One month since the day I arrived in the Gulf, and one month since the ceasefire. A short month, only 4 weeks long, but time for a status report.

The water has been running here in the hotel continuously now for the past twenty-four hours. It's supposed to be a full-time luxury from here on out, but just as a precaution I keep a bucket filled as an emergency supply. When it starts running hot, too, that will be something to report. But at any rate, a cold shower beats none at all.

the hotel entrance
Traffic outside our Kuwait City hotel
The hotel also continues to serve a hot buffet every evening, and it improves every day. Mostly it's stew over rice; tonight it was veal, last night curried shrimp, turkey before that. No fresh fruit or veggies, but six different kinds of olives. And a considerable improvement over canned chili and tuna fish. The price is an indication of what to expect from a post-war economy: twenty-five dollars, and limited to hotel guests. While this is steep, it's no problem for CNN staff because the company is picking up the tab. And it doesn't come out of our $45 per day meal allowance, either! In the 17 days since I got to Kuwait, I haven't spent one red cent on anything. The food and gas are free, and there's not much else to buy, or even any shops open. However, the new currency was released this week, the old dinars are being exchanged, and I predict a runaway economy as new money starts chasing too few goods.

Another shining beacon in the darkness, the street lights are coming back on! I hadn't even noticed it until someone in our car pointed it out Monday night. The electricity is still spotty around the city, but I understand our hotel is off the generator and on the power grid full time. Again, we can only wait and see how long this lasts.

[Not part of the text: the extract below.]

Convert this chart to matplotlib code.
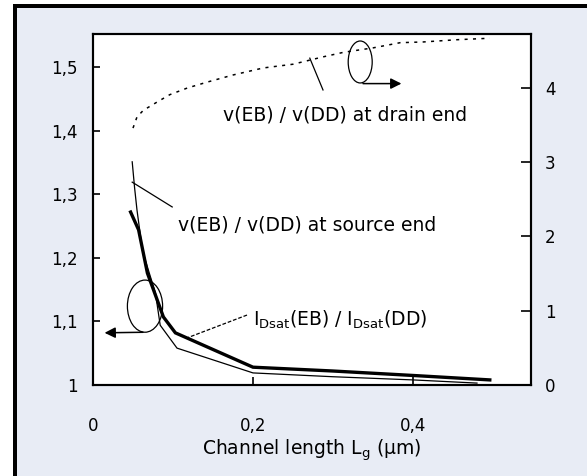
import matplotlib
matplotlib.use("Agg")
import matplotlib.pyplot as plt
from matplotlib.patches import Ellipse, Rectangle
from matplotlib.ticker import FuncFormatter

plt.rcParams["font.family"] = ["DejaVu Sans"]

# Idsat(EB)/Idsat(DD), left axis (thick)
idsat_x = [0.047, 0.057, 0.068, 0.088, 0.103, 0.2, 0.3, 0.4, 0.496]
idsat_y = [1.272, 1.244, 1.176, 1.107, 1.082, 1.028, 1.022, 1.015, 1.008]

# v(EB)/v(DD) at source end, left axis (thin)
src_x = [0.049, 0.052, 0.055, 0.062, 0.078, 0.084, 0.105, 0.2, 0.3, 0.4, 0.48]
src_y = [1.351, 1.31, 1.275, 1.21, 1.145, 1.094, 1.058, 1.019, 1.013, 1.008, 1.003]

# v(EB)/v(DD) at drain end, right axis (dotted)
drain_x = [0.05, 0.055, 0.063, 0.08, 0.096, 0.118, 0.143, 0.175, 0.213, 0.25,
           0.288, 0.313, 0.35, 0.384, 0.413, 0.455, 0.496]
drain_y = [3.46, 3.61, 3.70, 3.81, 3.91, 4.00, 4.08, 4.175, 4.27, 4.32,
           4.42, 4.48, 4.54, 4.61, 4.62, 4.65, 4.67]

left_ticks = [1.0, 1.1, 1.2, 1.3, 1.4, 1.5]
right_ticks = [0, 1, 2, 3, 4]
x_ticks = [0.0, 0.2, 0.4]

W, H = 587, 476
fig = plt.figure(figsize=(W / 100, H / 100), dpi=100, facecolor="white")
bg = "#e8ecf5"
fig.patches.append(Rectangle((13 / W, 0), 1, 1 - 4 / H, transform=fig.transFigure,
                             facecolor=bg, edgecolor="none", zorder=-3))
fig.patches.append(Rectangle((13 / W, 0), 3.5 / W, 1 - 4 / H, transform=fig.transFigure,
                             facecolor="black", edgecolor="none", zorder=-2))
fig.patches.append(Rectangle((13 / W, 1 - 7.5 / H), 1, 3.5 / H, transform=fig.transFigure,
                             facecolor="black", edgecolor="none", zorder=-2))

ax = fig.add_axes([93 / W, 1 - 385 / H, 438 / W, 351 / H])
ax.set_facecolor("white")
ax2 = ax.twinx()

ax.plot(idsat_x, idsat_y, color="black", lw=2.4, solid_joinstyle="miter")
ax.plot(src_x, src_y, color="black", lw=0.9)
ax2.plot(drain_x, drain_y, color="black", lw=1.1, linestyle=(0, (2, 3.5)))

ax.set_xlim(0, 0.5475)
ax.set_ylim(1.0, 1.552)
ax2.set_ylim(0, 4.727)

comma = FuncFormatter(lambda v, p: ("%g" % v).replace(".", ","))
ax.set_xticks(x_ticks)
ax.set_yticks(left_ticks)
ax2.set_yticks(right_ticks)
ax.xaxis.set_major_formatter(comma)
ax.yaxis.set_major_formatter(comma)

for s in ax.spines.values():
    s.set_linewidth(1.5)
for s in ax2.spines.values():
    s.set_linewidth(1.5)

tfs = 12
ax.tick_params(axis="y", direction="in", length=5, width=1.2, pad=11, labelsize=tfs)
ax.tick_params(axis="x", direction="in", length=6, width=1.2, pad=23, labelsize=tfs)
ax2.tick_params(axis="y", direction="in", length=7, width=1.2, pad=10, labelsize=tfs)

ax.set_xlabel("Channel length L$_\\mathregular{g}$ (µm)", fontsize=13.5, labelpad=2)

fs = 13.5
# drain end annotation
ax.add_patch(Ellipse((0.334, 1.508), 0.03, 0.066, fill=False, lw=0.9, ec="black"))
ax.annotate("", xy=(0.389, 1.474), xytext=(0.334, 1.474),
            arrowprops=dict(arrowstyle="-|>", color="black", lw=1.1, mutation_scale=16))
ax.plot([0.271, 0.2875], [1.514, 1.464], color="black", lw=0.9)
ax.text(0.1625, 1.4245, "v(EB) / v(DD) at drain end", fontsize=fs, va="center", ha="left")

# source end annotation
ax.plot([0.049, 0.099], [1.319, 1.280], color="black", lw=0.9)
ax.text(0.106, 1.2516, "v(EB) / v(DD) at source end", fontsize=fs, va="center", ha="left")

# Idsat annotation
ax.plot([0.1925, 0.1175], [1.110, 1.074], color="black", lw=0.9, linestyle=(0, (3, 1.5)))
ax.text(0.2, 1.102, "I$_\\mathregular{Dsat}$(EB) / I$_\\mathregular{Dsat}$(DD)",
        fontsize=fs, va="center", ha="left")
ax.add_patch(Ellipse((0.065, 1.124), 0.044, 0.082, fill=False, lw=0.9, ec="black"))
ax.annotate("", xy=(0.011, 1.082), xytext=(0.066, 1.083),
            arrowprops=dict(arrowstyle="-|>", color="black", lw=1.1, mutation_scale=16))

fig.savefig("out.png", dpi=100, facecolor="white")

Now here's a mixed blessing; At&T established international lines yesterday. The good news is that it means regular phone calls home, a sure-fire morale booster. The down side is phone calls from Atlanta, and all the headaches that brings. Towriss reveled in being off the leash and free to cover the story as he saw fit, presenting the network with the news accompli. Now, it's Atlanta that will be calling the shots. And worst of all, the infernal computer is back on line and our producers are already flitting around it like moths to a flame. At least I can message my bureau and check on what they're doing--if I can ever get any log time.

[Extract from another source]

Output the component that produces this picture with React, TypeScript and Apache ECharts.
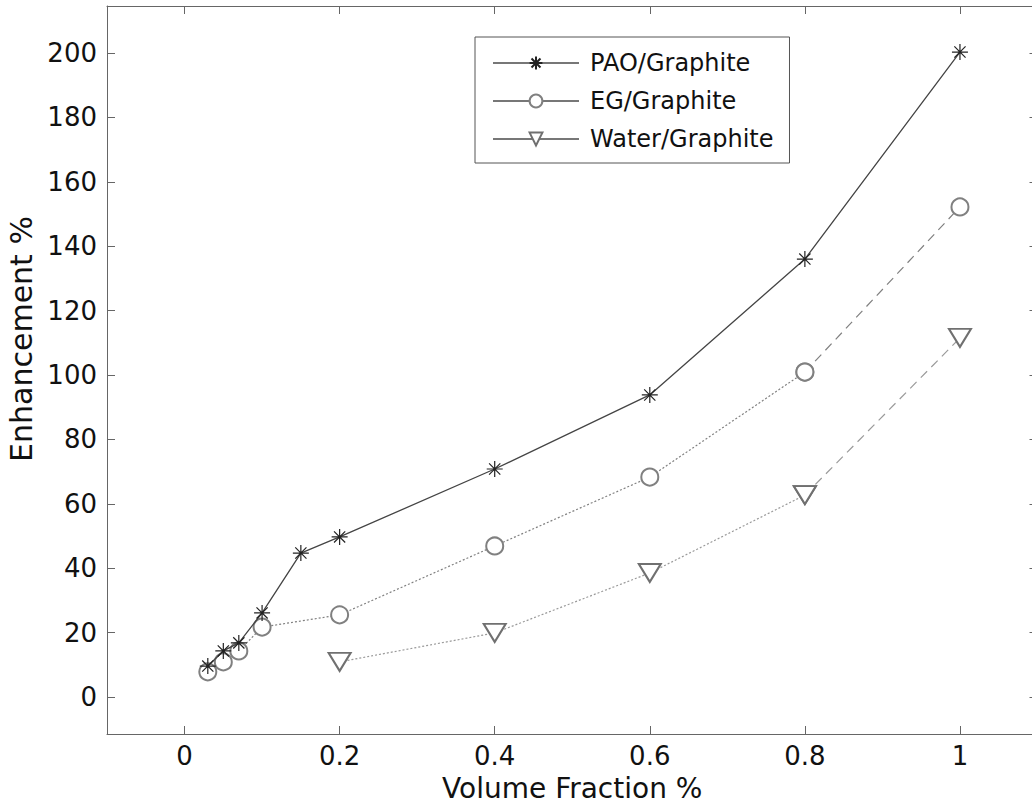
import React, { useEffect, useRef } from "react";
import * as echarts from "echarts";

const xTicks = [0, 0.2, 0.4, 0.6, 0.8, 1];
const yTicks = [0, 20, 40, 60, 80, 100, 120, 140, 160, 180, 200];

const paoX = [0.03, 0.05, 0.07, 0.1, 0.15, 0.2, 0.4, 0.6, 0.8, 1.0];
const paoY = [9.6, 14.3, 16.8, 26.1, 44.7, 49.7, 70.8, 93.8, 136, 200.3];

const egX = [0.03, 0.05, 0.07, 0.1, 0.2, 0.4, 0.6, 0.8, 1.0];
const egY = [7.8, 10.9, 14.3, 21.7, 25.5, 46.9, 68.3, 100.9, 152.2];

const waterX = [0.2, 0.4, 0.6, 0.8, 1.0];
const waterY = [10.9, 19.9, 38.5, 62.7, 111.5];

const STAR = "path://M0,-10L0,10M-10,0L10,0M-7,-7L7,7M-7,7L7,-7";
const TRI = "path://M0,0L22,0L11,18Z";

const zip = (xs: number[], ys: number[]) => xs.map((x, i) => [x, ys[i]]);

export default function App() {
  const ref = useRef<HTMLDivElement>(null);
  useEffect(() => {
    if (!ref.current) return;
    const chart = echarts.init(ref.current, null, { renderer: "svg" });
    const font = "'DejaVu Sans', sans-serif";
    const axisColor = "#666";
    const egPts = zip(egX, egY);
    const waPts = zip(waterX, waterY);
    chart.setOption({
      animation: false,
      backgroundColor: "#fff",
      textStyle: { fontFamily: font },
      grid: { left: 107, top: 6, right: -5.5, bottom: 73, containLabel: false, outerBoundsMode: "none" },
      legend: {
        show: true,
        data: ["PAO/Graphite", "EG/Graphite", "Water/Graphite"],
        orient: "vertical",
        left: 475,
        top: 37,
        itemWidth: 86,
        itemHeight: 16,
        itemGap: 14,
        padding: [14, 16, 12, 17],
        borderColor: "#555",
        borderWidth: 1,
        backgroundColor: "#fff",
        lineStyle: { type: "solid", color: "#777" },
        textStyle: { fontSize: 24, color: "#111", fontFamily: font, padding: [0, 0, 0, 6] },
      },
      xAxis: [
        {
          type: "value",
          min: -0.1,
          max: 1.1,
          position: "bottom",
          name: "Volume Fraction %",
          nameLocation: "middle",
          nameGap: 40,
          nameTextStyle: { fontSize: 28, lineHeight: 28, color: "#111", fontFamily: font },
          axisLine: { show: true, onZero: false, lineStyle: { color: axisColor } },
          axisTick: { show: true, inside: true, length: 8, customValues: xTicks, lineStyle: { color: axisColor } },
          axisLabel: { customValues: xTicks, fontSize: 26, color: "#111", margin: 9, fontFamily: font },
          splitLine: { show: false },
        },
        {
          type: "value",
          min: -0.1,
          max: 1.1,
          position: "top",
          axisLine: { show: true, onZero: false, lineStyle: { color: axisColor } },
          axisTick: { show: true, inside: true, length: 8, customValues: xTicks, lineStyle: { color: axisColor } },
          axisLabel: { show: false },
          splitLine: { show: false },
        },
      ],
      yAxis: [
        {
          type: "value",
          min: -11.5,
          max: 214.6,
          position: "left",
          name: "Enhancement %",
          nameLocation: "middle",
          nameGap: 64,
          nameTextStyle: { fontSize: 30, color: "#111", fontFamily: font, padding: [0, 0, 0, 62] },
          axisLine: { show: true, onZero: false, lineStyle: { color: axisColor } },
          axisTick: { show: true, inside: true, length: 8, customValues: yTicks, lineStyle: { color: axisColor } },
          axisLabel: { customValues: yTicks, fontSize: 26, color: "#111", margin: 10, fontFamily: font },
          splitLine: { show: false },
        },
        {
          type: "value",
          min: -11.5,
          max: 214.6,
          position: "right",
          axisLine: { show: true, onZero: false, lineStyle: { color: axisColor } },
          axisTick: { show: true, inside: true, length: 8, customValues: yTicks, lineStyle: { color: axisColor } },
          axisLabel: { show: false },
          splitLine: { show: false },
        },
      ],
      series: [
        {
          name: "PAO/Graphite",
          type: "line",
          data: zip(paoX, paoY),
          symbol: STAR,
          symbolSize: 16,
          showSymbol: true,
          lineStyle: { color: "#444", width: 1.3, type: "solid" },
          itemStyle: { color: "none", borderColor: "#222", borderWidth: 1.2 },
          z: 5,
        },
        {
          name: "EG/Graphite",
          type: "line",
          data: egPts.slice(0, egPts.length - 1),
          symbol: "emptyCircle",
          symbolSize: 17,
          lineStyle: { color: "#808080", width: 1.2, type: [2, 2] },
          itemStyle: { color: "#808080", borderWidth: 1.1 },
          z: 4,
        },
        {
          name: "EG-ext",
          type: "line",
          data: egPts.slice(egPts.length - 2),
          symbol: "emptyCircle",
          symbolSize: 17,
          lineStyle: { color: "#808080", width: 1.2, type: [9, 6] },
          itemStyle: { color: "#808080", borderWidth: 1.1 },
          z: 4,
        },
        {
          name: "Water/Graphite",
          type: "line",
          data: waPts.slice(0, waPts.length - 1),
          symbol: TRI,
          symbolSize: [22, 18],
          lineStyle: { color: "#9a9a9a", width: 1.2, type: [2, 2] },
          itemStyle: { color: "#fff", borderColor: "#707070", borderWidth: 2 },
          z: 3,
        },
        {
          name: "Water-ext",
          type: "line",
          data: waPts.slice(waPts.length - 2),
          symbol: TRI,
          symbolSize: [22, 18],
          lineStyle: { color: "#9a9a9a", width: 1.2, type: [9, 6] },
          itemStyle: { color: "#fff", borderColor: "#707070", borderWidth: 2 },
          z: 3,
        },
      ],
    });
    return () => chart.dispose();
  }, []);
  return (
    <div
      ref={ref}
      style={{ position: "fixed", left: 0, top: 0, width: 1032, height: 807, background: "#fff" }}
    />
  );
}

Towriss left this morning, his long tour of duty coming to an end. I bade him goodbye and invited him out to San Fran; he complimented my work and said I had the right temperament for the job. I told him next time he took the show on the road to ask for me by name, and he said he certainly would. Leaving in a few days will be the two veteran reporters, Dulmage and Blystone, both of them pretty burnt out. In their place will be Gene Randall out of D.C. (another computer dweeb), and my old pal Don Knapp from the home office (in San Francisco-ed.). I've assured everyone that Don's an old pro and a good guy, so they're ready to put him to work. Hopefully he'll arrive before I take off. Also finally scheduled to rotate in are Rob and Chester. With the pace we've been working here, several crew members are ready for a week of rest and hot baths back in Dhahran.

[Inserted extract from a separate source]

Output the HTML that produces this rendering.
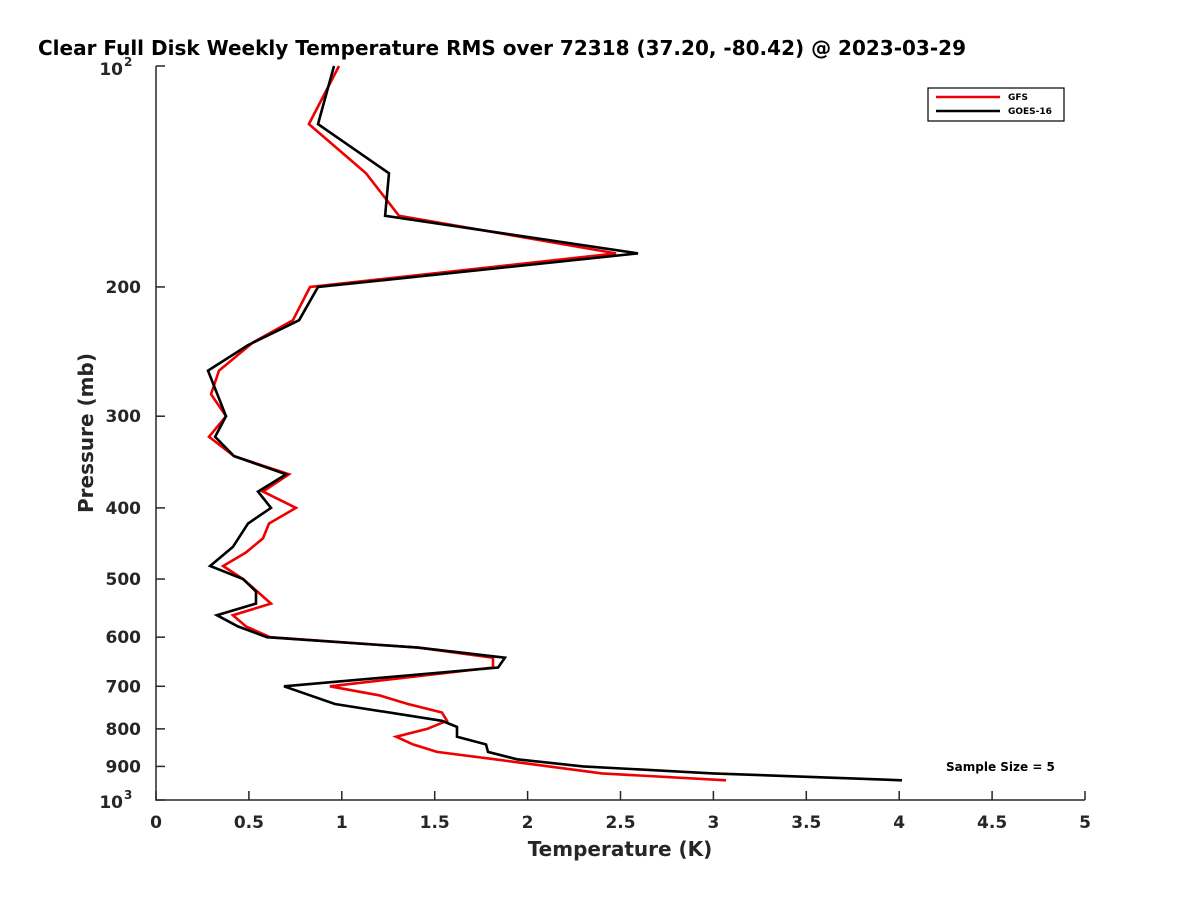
<!DOCTYPE html>
<html><head><meta charset="utf-8"><style>
html,body{margin:0;padding:0;background:#fff;overflow:hidden;}
svg text{font-family:"DejaVu Sans","Liberation Sans",sans-serif;font-weight:bold;fill:#262626;}
</style></head><body>
<svg id="chart" width="1200" height="900" viewBox="0 0 1200 900" xmlns="http://www.w3.org/2000/svg">
<rect width="1200" height="900" fill="#fff"/>
<text x="38" y="55" font-size="20" style="fill:#000">Clear Full Disk Weekly Temperature RMS over 72318 (37.20, -80.42) @ 2023-03-29</text>
<g id="axes"></g>
<g id="series"></g>
<text x="620" y="856" font-size="20" text-anchor="middle">Temperature (K)</text>
<text transform="translate(93,433) rotate(-90)" font-size="20" text-anchor="middle">Pressure (mb)</text>
<g>
<rect x="928" y="88" width="136" height="33" fill="#fff" stroke="#000" stroke-width="1.2"/>
<line x1="936" y1="97" x2="1000" y2="97" stroke="#e00" stroke-width="2.5"/>
<text x="1008" y="100" font-size="9" style="fill:#000">GFS</text>
<line x1="936" y1="111" x2="1000" y2="111" stroke="#000" stroke-width="2.5"/>
<text x="1008" y="114" font-size="9" style="fill:#000">GOES-16</text>
</g>
<text x="946" y="771" font-size="12" style="fill:#000">Sample Size = 5</text>
</svg>
<script>
const xTicks=[0,0.5,1,1.5,2,2.5,3,3.5,4,4.5,5];
const xTickLabels=["0","0.5","1","1.5","2","2.5","3","3.5","4","4.5","5"];
const yTicks=[200,300,400,500,600,700,800,900];
const gfsPressure=[100,120,140,160,180,200,222,238,260,280,300,320,340,360,380,400,420,440,460,480,500,540,560,580,600,620,640,660,700,720,740,760,780,800,820,840,860,880,920,940];
const gfsTemp=[0.985,0.823,1.130,1.308,2.476,0.829,0.737,0.522,0.339,0.296,0.377,0.285,0.420,0.716,0.576,0.753,0.608,0.576,0.484,0.361,0.468,0.619,0.414,0.484,0.614,1.410,1.814,1.814,0.936,1.200,1.356,1.539,1.566,1.459,1.292,1.383,1.512,1.825,2.400,3.068];
const goesPressure=[100,120,140,160,180,200,222,240,260,300,320,340,360,380,400,420,452,480,500,520,540,560,580,600,620,640,660,700,740,780,795,820,840,860,880,900,920,940];
const goesTemp=[0.958,0.872,1.254,1.233,2.594,0.872,0.770,0.495,0.280,0.377,0.318,0.420,0.700,0.549,0.619,0.495,0.414,0.291,0.468,0.538,0.538,0.328,0.441,0.597,1.410,1.878,1.841,0.689,0.963,1.539,1.620,1.620,1.776,1.787,1.943,2.298,2.998,4.015];

const NS="http://www.w3.org/2000/svg";
const X0=156,X1=1085,Y0=66,Y1=800;
function xs(t){return X0+(t-0)/(5-0)*(X1-X0);}
function ys(p){return Y0+Math.log10(p/100)*(Y1-Y0);}
function mk(tag,attrs,parent){const e=document.createElementNS(NS,tag);for(const k in attrs)e.setAttribute(k,attrs[k]);parent.appendChild(e);return e;}
const axes=document.getElementById('axes');
const ax=mk('path',{d:`M${X0},${Y0}V${Y1}H${X1}`,fill:'none',stroke:'#262626','stroke-width':1.5},axes);


xTicks.forEach((t,i)=>{
  const l=mk('line',{x1:xs(t),x2:xs(t),y1:Y1,y2:Y1-9,stroke:'#262626','stroke-width':1.5},axes);
  
  
  const tx=mk('text',{x:xs(t),y:Y1+28,'font-size':17,'text-anchor':'middle'},axes);
  tx.textContent=xTickLabels[i];
  
  
});
[100].concat(yTicks,[1000]).forEach(p=>{
  const l=mk('line',{x1:X0,x2:X0+9,y1:ys(p),y2:ys(p),stroke:'#262626','stroke-width':1.5},axes);
  
  
});
yTicks.forEach(p=>{
  const tx=mk('text',{x:X0-15,y:ys(p)+6,'font-size':17,'text-anchor':'end'},axes);
  tx.textContent=String(p);
  
  
});
[[100,'2'],[1000,'3']].forEach(([p,e])=>{
  const tx=mk('text',{x:X0-33,y:ys(p)+(p===100?9:8),'font-size':17,'text-anchor':'end'},axes);
  tx.textContent='10';
  
  
  const sp=mk('text',{x:X0-32,y:ys(p)+(p===100?0:-1),'font-size':12},axes);
  sp.textContent=e;
  
  
});
const ser=document.getElementById('series');
function line(P,T,color,name){
  const d=P.map((p,i)=>(i?'L':'M')+xs(T[i]).toFixed(1)+','+ys(p).toFixed(1)).join('');
  const e=mk('path',{d:d,fill:'none',stroke:color,'stroke-width':2.6,'stroke-linejoin':'miter'},ser);
  
  
}
line(gfsPressure,gfsTemp,'#e00','gfs-line');
line(goesPressure,goesTemp,'#000','goes16-line');
</script>
</body></html>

So the job here one month later has slipped into a routine of watching the pot in case something starts to boil. Each morning one crew heads south to the oil fields to see the latest on the firefighting; they come back greasy and fouled inside and out. The second crew heads north to the border and our "Safwan bureau" to see what's coming out of Iraq. The third and last crew has town patrol, covering the press conferences, photo ops and b-roll shoots. Life is looking pretty regular around here; no one's checked a car for booby traps in the past week.